Fochtman views Wang as the prototypical investor for the angel network. Potential angels need to be alums themselves—like Wang—or a friend of the university. Having a strong connection to MSU is as pivotal as the experiences they bring.  

“This is supporting alumni on the other side, too,” Fochtman said. “They want to invest in companies that have those Spartan connections. It’s not something we necessarily envisioned when we started the program, but it makes sense. We’re supporting alums and helping make those connections.” 

Wang, who still lives in the San Francisco Bay Area, sees Michigan as an untapped market too often overlooked by investors seeking quick profits. By bringing lessons from Silicon Valley, Wang hopes to make a difference for Spartan entrepreneurs. That includes Smith and Motmot—one of Wang’s first investments. 

“Spartans are a strong group of people that want to do great things,” Wang said. “It can be a very lonely journey for a lot of founders, and that’s particularly true in Michigan because it’s not as mainstream.

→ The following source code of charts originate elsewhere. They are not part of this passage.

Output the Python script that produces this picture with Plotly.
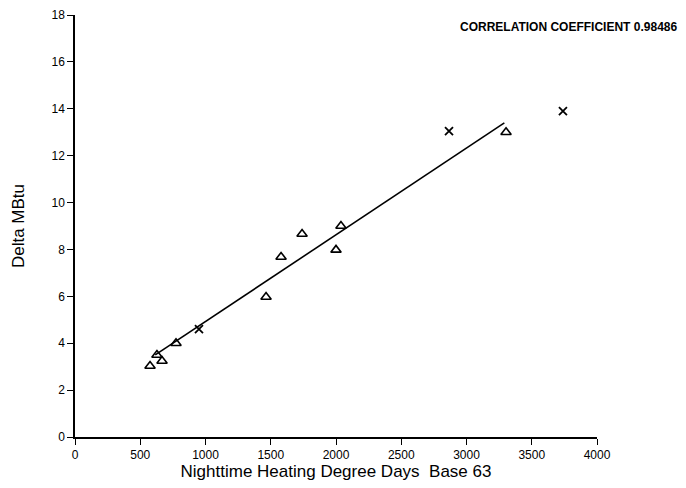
import plotly.graph_objects as go

# Triangle (measured) points
tri_x = [575, 628, 667, 774, 1464, 1579, 1740, 2000, 2038, 3303]
tri_y = [3.03, 3.5, 3.24, 4.0, 5.97, 7.68, 8.66, 7.98, 9.0, 13.0]

# Cross points
crs_x = [950, 2866, 3739]
crs_y = [4.6, 13.05, 13.9]

# Regression line endpoints
line_x = [615, 3290]
line_y = [3.5, 13.4]

x_ticks = [0, 500, 1000, 1500, 2000, 2500, 3000, 3500, 4000]
y_ticks = [0, 2, 4, 6, 8, 10, 12, 14, 16, 18]

fig = go.Figure()
fig.add_trace(go.Scatter(x=line_x, y=line_y, mode="lines",
                         line=dict(color="black", width=1.6), showlegend=False))
fig.add_trace(go.Scatter(x=tri_x, y=tri_y, mode="markers",
                         marker=dict(symbol="triangle-up-open", size=9, color="black",
                                     line=dict(width=1.6, color="black")),
                         showlegend=False))
fig.add_trace(go.Scatter(x=crs_x, y=crs_y, mode="markers",
                         marker=dict(symbol="x-thin-open", size=8, color="black",
                                     line=dict(width=1.8, color="black")),
                         showlegend=False))

fig.update_layout(
    width=678, height=480,
    margin=dict(l=67, r=89, t=7, b=51),
    paper_bgcolor="white", plot_bgcolor="white",
    font=dict(family="Liberation Sans, Arial, sans-serif", color="black"),
    xaxis=dict(range=[0, 4000], tickvals=x_ticks, ticks="outside", ticklen=6,
               tickwidth=1.2, tickcolor="black", showline=True, linecolor="black",
               linewidth=1.5, showgrid=False, zeroline=False, automargin=False,
               tickfont=dict(size=12, family="Liberation Sans, Arial, sans-serif"),
               title=dict(text="Nighttime Heating Degree Days  Base 63",
                          font=dict(size=17), standoff=1)),
    yaxis=dict(range=[0, 18], tickvals=y_ticks, ticks="outside", ticklen=6,
               tickwidth=1.2, tickcolor="black", showline=True, linecolor="black",
               linewidth=1.5, showgrid=False, zeroline=False, automargin=False,
               tickfont=dict(size=12, family="Liberation Sans, Arial, sans-serif"),
               title=dict(text="Delta MBtu", font=dict(size=17), standoff=23)),
    annotations=[dict(text="<b>CORRELATION COEFFICIENT 0.98486</b>",
                      xref="paper", yref="paper", x=1.158, y=0.972,
                      xanchor="right", yanchor="middle", showarrow=False,
                      font=dict(size=12, family="Liberation Sans, Arial, sans-serif"))],
)

fig.write_html("out.html")
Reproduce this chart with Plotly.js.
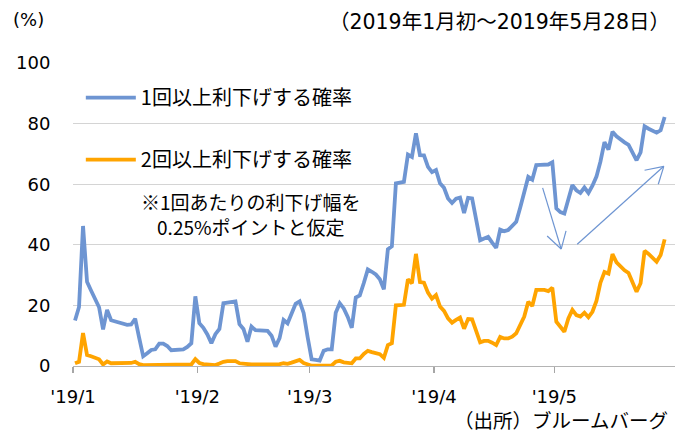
<!DOCTYPE html>
<html>
<head>
<meta charset="utf-8">
<script src="https://cdn.plot.ly/plotly-3.0.1.min.js"></script>
<style>html,body{margin:0;padding:0;background:#fff;}#chart{width:675px;height:435px;}</style>
</head>
<body>
<div id="chart"></div>
<script>
// Daily observations from 2019-01-01 to 2019-05-28 (one value per calendar day)
const startDate = '2019-01-01';
const seriesNames = ['1回以上利下げする確率', '2回以上利下げする確率'];
const oneCutProb = [
  15, 19.5, 46.2, 27.8, 24.9, 22.2, 19.4, 12.1, 18.5, 15.1,
  14.8, 14.4, 14.0, 13.6, 13.7, 15.6, 9.3, 3.2, 4.2, 5.3,
  5.5, 7.4, 7.4, 6.6, 5.2, 5.3, 5.4, 5.5, 6.3, 7.5,
  23.0, 14.1, 12.6, 10.4, 7.5, 10.5, 12.2, 20.7, 20.9, 21.1,
  21.3, 13.8, 12.2, 8.0, 13.0, 11.8, 11.7, 11.6, 11.6, 10.0,
  6.4, 9.2, 15.2, 14.1, 17.1, 20.5, 21.3, 17.5, 9.5, 2.2,
  2.0, 1.8, 5.0, 5.5, 5.5, 17.6, 20.7, 19.0, 16.2, 12.6,
  22.6, 23.3, 27.4, 31.9, 31.1, 30.2, 28.6, 25.3, 38.5, 39.5,
  60.3, 60.6, 60.8, 69.8, 69.0, 76.8, 69.6, 69.5, 65.7, 64.0,
  64.7, 60.3, 58.8, 55.3, 53.8, 55.2, 55.6, 50.5, 55.5, 55.3,
  48.8, 41.5, 42.1, 42.6, 40.7, 39.0, 45.0, 44.5, 44.9, 46.2,
  47.6, 52.3, 57.0, 62.4, 61.5, 66.3, 66.4, 66.5, 66.5, 67.2,
  52.0, 50.8, 50.3, 55.0, 59.7, 58.0, 57.1, 58.9, 57.1, 59.5,
  62.5, 67.5, 73.9, 71.4, 77.3, 75.8, 74.7, 73.8, 73.0, 70.5,
  67.9, 70.5, 79.1, 78.3, 77.6, 77.0, 77.8, 82.2
];
const twoCutProb = [
  0.9, 1.4, 10.9, 3.6, 3.2, 2.6, 2.2, 0.5, 1.5, 0.9,
  0.9, 0.9, 0.9, 0.9, 1.0, 1.4, 0.6, 0.3, 0.3, 0.3,
  0.3, 0.3, 0.3, 0.3, 0.3, 0.3, 0.3, 0.3, 0.3, 0.5,
  2.3, 1.0, 0.6, 0.4, 0.3, 0.3, 0.8, 1.4, 1.6, 1.6,
  1.6, 0.9, 0.7, 0.5, 0.5, 0.5, 0.5, 0.5, 0.5, 0.5,
  0.3, 0.6, 0.9, 0.7, 1.1, 1.6, 2.0, 1.0, 0.4, 0.1,
  0.1, 0.1, 0.1, 0.1, 0.2, 1.4, 1.7, 1.2, 0.9, 0.9,
  2.5, 2.5, 4.0, 5.0, 4.6, 4.3, 3.9, 2.7, 6.9, 7.5,
  20.0, 20.1, 20.2, 28.6, 27.3, 37.0, 27.7, 27.5, 24.2, 22.2,
  23.4, 19.6, 18.2, 15.7, 14.3, 15.2, 16.0, 12.3, 15.5, 15.4,
  11.3, 7.8, 8.3, 8.3, 7.7, 6.9, 9.6, 9.1, 9.1, 9.7,
  10.8, 13.8, 16.3, 21.2, 19.8, 25.1, 25.1, 25.1, 24.7, 25.8,
  14.6, 13.0, 11.3, 15.7, 18.5, 16.8, 16.3, 17.6, 16.1, 17.9,
  21.5, 27.5, 31.0, 30.5, 36.9, 34.2, 32.8, 31.6, 30.7, 27.5,
  24.5, 27.3, 38.0, 37.0, 35.8, 34.4, 36.6, 41.8
];
const tickDates = ['2019-01-01', '2019-02-01', '2019-03-01', '2019-04-01', '2019-05-01'];
const tickLabels = ["'19/1", "'19/2", "'19/3", "'19/4", "'19/5"];
const yTicks = [0, 20, 40, 60, 80, 100];

// build the calendar-day category list
const dates = [];
const d0 = new Date(startDate + 'T00:00:00Z');
for (let i = 0; i < oneCutProb.length; i++) {
  const d = new Date(d0.getTime() + i * 86400000);
  dates.push(d.toISOString().slice(0, 10));
}

const blue = '#6e95d2';
const orange = '#ffa400';
const jp = '"Noto Sans CJK JP", "DejaVu Sans", sans-serif';
const num = '"DejaVu Sans", "Noto Sans CJK JP", sans-serif';

const traces = [
  {x: dates, y: oneCutProb, name: seriesNames[0], type: 'scatter', mode: 'lines',
   xperiod: 86400000, xperiodalignment: 'middle', legendgroup: 'a',
   line: {color: blue, width: 3.8}},
  {x: dates, y: twoCutProb, name: seriesNames[1], type: 'scatter', mode: 'lines',
   xperiod: 86400000, xperiodalignment: 'middle', legendgroup: 'b',
   line: {color: orange, width: 3.8}}
];

const arrowLine = {color: blue, width: 1.2};
const shapes = [
  // arrow 1 (down to the May FOMC dip)
  {type: 'line', xref: 'x', yref: 'y', x0: '2019-04-28 02:00', y0: 58.8, x1: '2019-05-02 17:00', y1: 38.6, line: arrowLine},
  {type: 'line', xref: 'x', yref: 'y', x0: '2019-04-29 05:00', y0: 42.9, x1: '2019-05-02 17:00', y1: 38.6, line: arrowLine},
  {type: 'line', xref: 'x', yref: 'y', x0: '2019-05-03 22:00', y0: 44.6, x1: '2019-05-02 17:00', y1: 38.6, line: arrowLine},
  // arrow 2 (rising afterwards)
  {type: 'line', xref: 'x', yref: 'y', x0: '2019-05-06 17:00', y0: 40.2, x1: '2019-05-28 07:00', y1: 65.9, line: arrowLine},
  {type: 'line', xref: 'x', yref: 'y', x0: '2019-05-23 12:00', y0: 64.6, x1: '2019-05-28 07:00', y1: 65.9, line: arrowLine},
  {type: 'line', xref: 'x', yref: 'y', x0: '2019-05-26 22:00', y0: 60.0, x1: '2019-05-28 07:00', y1: 65.9, line: arrowLine}
];

const layout = {
  width: 675, height: 435,
  margin: {l: 73, r: 0, t: 63, b: 69},
  paper_bgcolor: '#ffffff', plot_bgcolor: '#ffffff',
  showlegend: true,
  title: {text: '（2019年1月初～2019年5月28日）', font: {family: num, size: 20.5, color: '#000'},
          x: 670 / 675, xanchor: 'right', xref: 'container', y: 1 - 22 / 435, yanchor: 'middle',
          yref: 'container', pad: {t: 0, b: 0, l: 0, r: 0}},
  xaxis: {
    type: 'date', range: ['2019-01-01', '2019-05-31 02:00'],
    tickmode: 'array', tickvals: tickDates, ticktext: tickLabels,
    ticks: 'outside', ticklen: 6, tickwidth: 1.3, tickcolor: '#a6a6a6',
    showline: true, linecolor: '#b4b4b4', linewidth: 1.3,
    showgrid: false, zeroline: false,
    tickfont: {family: num, size: 18, color: '#000'},
    ticklabelstandoff: 8
  },
  yaxis: {
    range: [0, 100], tickmode: 'array', tickvals: yTicks,
    showgrid: true, gridcolor: '#d4d4d4', gridwidth: 1.3,
    zeroline: false, showline: false,
    ticks: 'outside', ticklen: 18, tickcolor: 'rgba(0,0,0,0)',
    tickfont: {family: num, size: 18, color: '#000'}
  },
  legend: {
    x: 0.013, y: 0.95, xanchor: 'left', yanchor: 'top',
    bgcolor: 'rgba(0,0,0,0)', font: {family: jp, size: 20, color: '#000'},
    traceorder: 'grouped', tracegroupgap: 33, itemwidth: 50
  },
  shapes: shapes,
  annotations: [
    {text: '(%)', xref: 'paper', yref: 'paper', x: (29 - 73) / 602, xanchor: 'center', y: (366 - 20) / 303, yanchor: 'middle',
     showarrow: false, font: {family: num, size: 18, color: '#000'}},
    {text: '※1回あたりの利下げ幅を<br>0.25%ポイントと仮定', xref: 'paper', yref: 'paper',
     x: (251 - 73) / 602, xanchor: 'center', y: (366 - 214) / 303, yanchor: 'middle', align: 'center',
     showarrow: false, font: {family: jp, size: 19, color: '#000'}},
    {text: '（出所）ブルームバーグ', xref: 'paper', yref: 'paper', x: (670 - 73) / 602, xanchor: 'right',
     y: (366 - 419) / 303, yanchor: 'middle', showarrow: false, font: {family: jp, size: 19.5, color: '#000'}}
  ]
};

Plotly.newPlot('chart', traces, layout, {staticPlot: true, displayModeBar: false});
</script>
</body>
</html>
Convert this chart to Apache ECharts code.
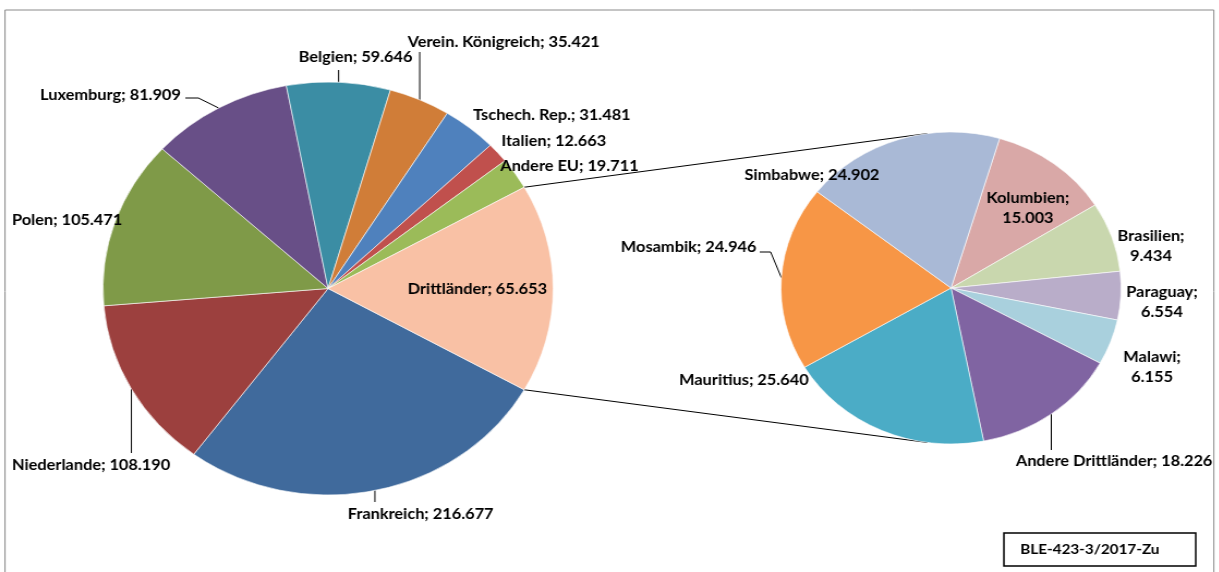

But I feel they are actually more likely to succeed because you’re working against the odds. You need more conviction.” 

Melfi Bozzo has witnessed the conviction of Spartans firsthand in the classroom and beyond. She knows the Alumni Venture Support Program is not only the service alumni need, but it’s one they deserve. 

“It’s something we’ve never had before,” Melfi Bozzo said. “It’s knowing that somebody is there for you at your alma mater, the place you have so much love and affinity for, that’s willing to help you take a huge risk, and be there with support, conversation and time.” 

Spartans are built to see what’s around the corner, to be prepared for what the next day is going to bring; an ability to be proactive and to live in a world of what’s possible. 

“That’s a pretty incredible thing that sets us apart.”